■ **Requirement**
Find the lines with the string "Output" and return them.
-- Start Data excerpts --
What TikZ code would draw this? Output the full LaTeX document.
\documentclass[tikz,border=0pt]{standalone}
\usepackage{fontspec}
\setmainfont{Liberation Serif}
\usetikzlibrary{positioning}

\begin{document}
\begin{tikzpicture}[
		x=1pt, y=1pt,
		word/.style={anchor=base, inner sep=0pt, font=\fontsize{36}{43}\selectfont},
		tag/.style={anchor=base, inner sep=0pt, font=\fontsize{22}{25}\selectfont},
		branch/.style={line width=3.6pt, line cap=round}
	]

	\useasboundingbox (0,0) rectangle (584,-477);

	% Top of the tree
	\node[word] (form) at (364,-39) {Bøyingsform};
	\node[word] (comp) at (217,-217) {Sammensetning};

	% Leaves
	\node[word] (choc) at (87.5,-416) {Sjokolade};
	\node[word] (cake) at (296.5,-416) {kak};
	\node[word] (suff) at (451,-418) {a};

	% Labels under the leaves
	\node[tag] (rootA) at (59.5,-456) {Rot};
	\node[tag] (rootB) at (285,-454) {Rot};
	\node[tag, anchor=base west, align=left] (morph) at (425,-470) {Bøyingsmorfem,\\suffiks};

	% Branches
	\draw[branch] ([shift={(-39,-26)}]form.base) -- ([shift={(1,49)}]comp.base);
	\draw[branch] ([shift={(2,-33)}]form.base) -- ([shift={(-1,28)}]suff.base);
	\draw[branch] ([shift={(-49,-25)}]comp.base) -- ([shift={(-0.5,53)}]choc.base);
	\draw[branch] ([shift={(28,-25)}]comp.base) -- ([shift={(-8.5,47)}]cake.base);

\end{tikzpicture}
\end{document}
-- End Data excerpts --
-- Start Data excerpts --
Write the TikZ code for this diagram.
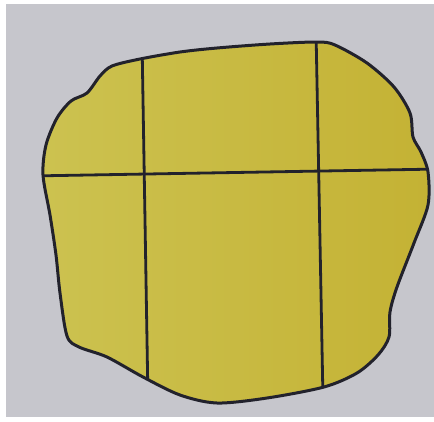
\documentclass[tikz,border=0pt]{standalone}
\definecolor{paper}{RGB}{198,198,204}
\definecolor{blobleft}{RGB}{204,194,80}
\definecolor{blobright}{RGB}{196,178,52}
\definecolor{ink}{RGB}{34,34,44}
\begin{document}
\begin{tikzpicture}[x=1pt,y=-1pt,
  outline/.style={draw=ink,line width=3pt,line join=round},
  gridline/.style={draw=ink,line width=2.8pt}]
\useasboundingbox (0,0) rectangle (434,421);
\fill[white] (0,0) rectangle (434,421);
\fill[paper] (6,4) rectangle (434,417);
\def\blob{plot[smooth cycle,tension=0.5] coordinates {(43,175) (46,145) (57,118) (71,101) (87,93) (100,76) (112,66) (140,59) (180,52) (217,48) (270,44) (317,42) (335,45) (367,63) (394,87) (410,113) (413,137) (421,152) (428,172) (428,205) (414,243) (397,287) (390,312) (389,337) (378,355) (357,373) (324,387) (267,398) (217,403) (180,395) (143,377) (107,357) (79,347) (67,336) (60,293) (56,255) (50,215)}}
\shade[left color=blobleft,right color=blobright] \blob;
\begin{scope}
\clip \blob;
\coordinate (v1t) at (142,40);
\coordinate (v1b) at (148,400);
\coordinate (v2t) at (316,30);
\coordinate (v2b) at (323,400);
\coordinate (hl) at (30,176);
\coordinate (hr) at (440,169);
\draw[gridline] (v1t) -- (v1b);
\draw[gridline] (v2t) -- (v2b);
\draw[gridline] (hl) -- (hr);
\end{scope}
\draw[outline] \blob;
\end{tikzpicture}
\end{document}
-- End Data excerpts --
-- Start Data excerpts --
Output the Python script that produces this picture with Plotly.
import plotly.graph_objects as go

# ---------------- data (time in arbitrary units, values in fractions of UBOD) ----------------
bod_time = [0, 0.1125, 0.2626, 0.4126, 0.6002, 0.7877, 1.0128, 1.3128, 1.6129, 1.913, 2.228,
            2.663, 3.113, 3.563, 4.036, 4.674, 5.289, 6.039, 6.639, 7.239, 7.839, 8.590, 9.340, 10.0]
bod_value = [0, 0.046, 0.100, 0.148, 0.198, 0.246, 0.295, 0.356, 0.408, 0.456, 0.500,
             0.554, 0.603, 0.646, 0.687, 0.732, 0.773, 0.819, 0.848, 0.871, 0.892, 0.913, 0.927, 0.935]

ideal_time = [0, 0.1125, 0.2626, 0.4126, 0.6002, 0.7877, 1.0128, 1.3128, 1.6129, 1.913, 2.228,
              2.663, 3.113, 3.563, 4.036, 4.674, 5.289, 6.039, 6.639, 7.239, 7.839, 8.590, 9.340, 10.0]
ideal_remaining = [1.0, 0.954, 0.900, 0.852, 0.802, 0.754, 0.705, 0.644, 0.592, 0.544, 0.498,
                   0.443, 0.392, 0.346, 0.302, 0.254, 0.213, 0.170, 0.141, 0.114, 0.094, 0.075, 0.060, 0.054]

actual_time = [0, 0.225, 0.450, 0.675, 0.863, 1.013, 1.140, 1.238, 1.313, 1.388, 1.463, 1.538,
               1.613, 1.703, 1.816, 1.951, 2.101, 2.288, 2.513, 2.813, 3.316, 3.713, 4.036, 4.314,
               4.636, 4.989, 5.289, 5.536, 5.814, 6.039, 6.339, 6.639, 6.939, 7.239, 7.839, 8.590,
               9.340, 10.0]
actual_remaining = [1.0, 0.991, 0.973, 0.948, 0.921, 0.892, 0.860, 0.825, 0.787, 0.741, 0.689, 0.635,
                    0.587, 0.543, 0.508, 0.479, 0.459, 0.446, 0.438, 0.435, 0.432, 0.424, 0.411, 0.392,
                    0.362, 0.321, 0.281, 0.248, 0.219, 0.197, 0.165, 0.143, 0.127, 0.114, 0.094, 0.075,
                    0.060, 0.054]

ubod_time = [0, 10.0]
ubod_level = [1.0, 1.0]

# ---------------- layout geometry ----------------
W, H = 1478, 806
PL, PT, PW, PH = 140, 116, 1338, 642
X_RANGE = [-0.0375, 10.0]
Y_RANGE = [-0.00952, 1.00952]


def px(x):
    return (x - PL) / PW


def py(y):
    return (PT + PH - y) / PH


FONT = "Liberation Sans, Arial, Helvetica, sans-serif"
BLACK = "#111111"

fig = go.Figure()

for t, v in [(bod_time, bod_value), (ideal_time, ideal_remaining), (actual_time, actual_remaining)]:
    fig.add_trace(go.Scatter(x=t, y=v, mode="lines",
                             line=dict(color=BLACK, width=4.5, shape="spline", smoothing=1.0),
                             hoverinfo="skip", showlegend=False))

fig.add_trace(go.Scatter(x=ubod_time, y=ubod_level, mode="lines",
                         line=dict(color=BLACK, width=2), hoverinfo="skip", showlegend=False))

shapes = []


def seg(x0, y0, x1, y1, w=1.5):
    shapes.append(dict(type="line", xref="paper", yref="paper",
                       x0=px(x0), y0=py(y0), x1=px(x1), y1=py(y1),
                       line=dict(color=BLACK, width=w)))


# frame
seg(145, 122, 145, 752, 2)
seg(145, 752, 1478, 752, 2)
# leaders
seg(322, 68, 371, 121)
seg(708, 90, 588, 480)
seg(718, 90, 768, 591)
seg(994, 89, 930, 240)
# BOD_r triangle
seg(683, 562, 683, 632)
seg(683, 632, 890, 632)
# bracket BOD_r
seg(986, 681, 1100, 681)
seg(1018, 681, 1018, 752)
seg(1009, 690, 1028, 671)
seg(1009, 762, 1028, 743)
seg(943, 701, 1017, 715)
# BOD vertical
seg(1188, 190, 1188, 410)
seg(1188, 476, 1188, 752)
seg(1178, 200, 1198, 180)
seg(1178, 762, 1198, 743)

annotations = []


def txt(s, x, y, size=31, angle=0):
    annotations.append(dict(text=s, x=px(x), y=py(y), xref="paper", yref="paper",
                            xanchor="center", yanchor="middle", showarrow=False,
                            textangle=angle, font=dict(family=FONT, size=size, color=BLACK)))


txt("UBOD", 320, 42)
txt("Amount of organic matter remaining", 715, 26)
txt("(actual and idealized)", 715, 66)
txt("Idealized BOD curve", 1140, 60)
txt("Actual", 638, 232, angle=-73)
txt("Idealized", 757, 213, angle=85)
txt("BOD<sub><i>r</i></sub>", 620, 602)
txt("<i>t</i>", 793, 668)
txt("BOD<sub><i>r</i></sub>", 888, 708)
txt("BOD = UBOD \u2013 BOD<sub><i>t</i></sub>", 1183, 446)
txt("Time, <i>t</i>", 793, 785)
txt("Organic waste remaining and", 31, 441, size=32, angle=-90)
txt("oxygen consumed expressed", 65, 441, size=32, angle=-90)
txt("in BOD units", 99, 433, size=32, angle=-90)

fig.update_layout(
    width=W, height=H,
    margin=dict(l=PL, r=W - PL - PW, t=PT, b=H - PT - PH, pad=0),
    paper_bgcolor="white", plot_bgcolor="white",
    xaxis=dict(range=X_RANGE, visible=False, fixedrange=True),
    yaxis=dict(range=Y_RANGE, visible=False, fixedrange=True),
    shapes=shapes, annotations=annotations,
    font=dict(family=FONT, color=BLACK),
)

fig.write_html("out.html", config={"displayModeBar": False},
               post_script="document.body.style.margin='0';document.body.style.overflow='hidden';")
-- End Data excerpts --
■ **Answer to this task**
What TikZ code would draw this? Output the full LaTeX document.
Output the Python script that produces this picture with Plotly.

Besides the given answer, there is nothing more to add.